## Material shown
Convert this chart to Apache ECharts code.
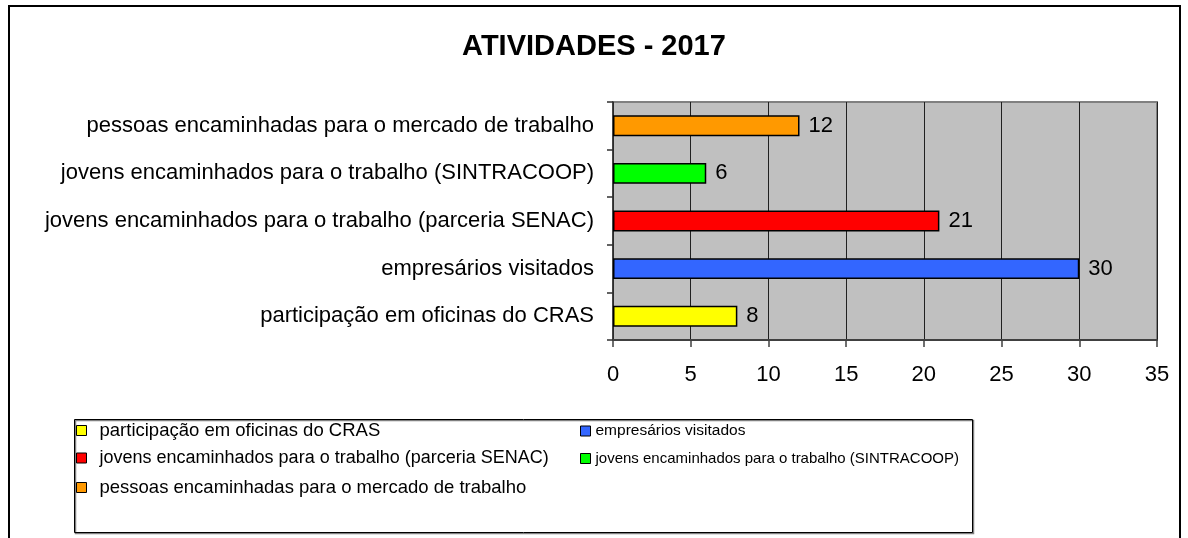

--

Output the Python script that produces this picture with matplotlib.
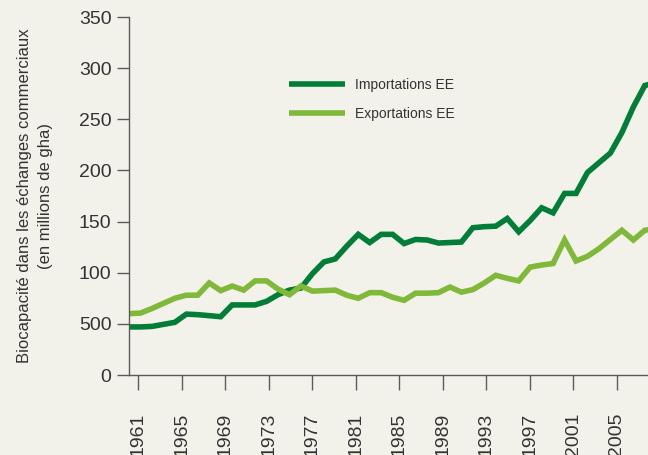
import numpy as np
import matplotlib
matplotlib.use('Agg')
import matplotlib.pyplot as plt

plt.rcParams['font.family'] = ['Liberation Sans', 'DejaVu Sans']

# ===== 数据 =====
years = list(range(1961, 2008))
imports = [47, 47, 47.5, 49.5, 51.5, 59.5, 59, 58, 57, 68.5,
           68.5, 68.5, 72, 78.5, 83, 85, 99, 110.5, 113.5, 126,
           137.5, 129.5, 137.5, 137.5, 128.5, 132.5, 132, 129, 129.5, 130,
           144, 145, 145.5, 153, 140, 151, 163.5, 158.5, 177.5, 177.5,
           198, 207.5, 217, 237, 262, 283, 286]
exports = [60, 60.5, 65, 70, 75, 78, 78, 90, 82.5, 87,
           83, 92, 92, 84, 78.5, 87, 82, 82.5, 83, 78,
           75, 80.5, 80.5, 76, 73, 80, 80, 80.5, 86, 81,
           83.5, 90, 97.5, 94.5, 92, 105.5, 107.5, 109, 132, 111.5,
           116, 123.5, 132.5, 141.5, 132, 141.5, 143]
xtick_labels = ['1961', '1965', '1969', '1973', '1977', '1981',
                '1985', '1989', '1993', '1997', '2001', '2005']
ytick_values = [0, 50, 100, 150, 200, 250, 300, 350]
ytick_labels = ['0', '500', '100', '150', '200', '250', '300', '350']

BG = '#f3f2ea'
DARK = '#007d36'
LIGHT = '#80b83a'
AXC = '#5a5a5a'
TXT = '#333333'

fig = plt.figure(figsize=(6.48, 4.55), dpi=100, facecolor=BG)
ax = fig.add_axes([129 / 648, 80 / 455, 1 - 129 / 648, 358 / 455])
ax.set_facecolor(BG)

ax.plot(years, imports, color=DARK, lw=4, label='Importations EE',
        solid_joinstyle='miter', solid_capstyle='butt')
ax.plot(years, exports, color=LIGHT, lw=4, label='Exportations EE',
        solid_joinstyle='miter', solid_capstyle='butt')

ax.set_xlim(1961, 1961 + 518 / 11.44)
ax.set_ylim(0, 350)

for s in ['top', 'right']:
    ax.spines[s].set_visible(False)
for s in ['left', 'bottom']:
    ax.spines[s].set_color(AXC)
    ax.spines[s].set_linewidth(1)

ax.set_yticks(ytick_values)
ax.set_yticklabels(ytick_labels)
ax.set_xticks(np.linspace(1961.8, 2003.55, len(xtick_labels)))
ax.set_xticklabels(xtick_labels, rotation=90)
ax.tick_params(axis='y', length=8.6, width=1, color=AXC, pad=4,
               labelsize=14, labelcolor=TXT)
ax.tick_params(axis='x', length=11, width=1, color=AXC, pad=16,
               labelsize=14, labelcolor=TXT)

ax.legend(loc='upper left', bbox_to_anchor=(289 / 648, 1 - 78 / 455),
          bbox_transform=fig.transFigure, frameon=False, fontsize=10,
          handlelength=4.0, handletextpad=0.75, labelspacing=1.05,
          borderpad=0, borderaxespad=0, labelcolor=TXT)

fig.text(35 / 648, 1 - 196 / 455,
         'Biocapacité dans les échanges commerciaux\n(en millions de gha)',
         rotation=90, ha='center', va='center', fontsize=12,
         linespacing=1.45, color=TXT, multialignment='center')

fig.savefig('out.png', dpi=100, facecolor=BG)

## Direction
Above are the records. Copy every line in them holding "matplotlib".

## The output
Output the Python script that produces this picture with matplotlib.
import matplotlib
matplotlib.use('Agg')
import matplotlib.pyplot as plt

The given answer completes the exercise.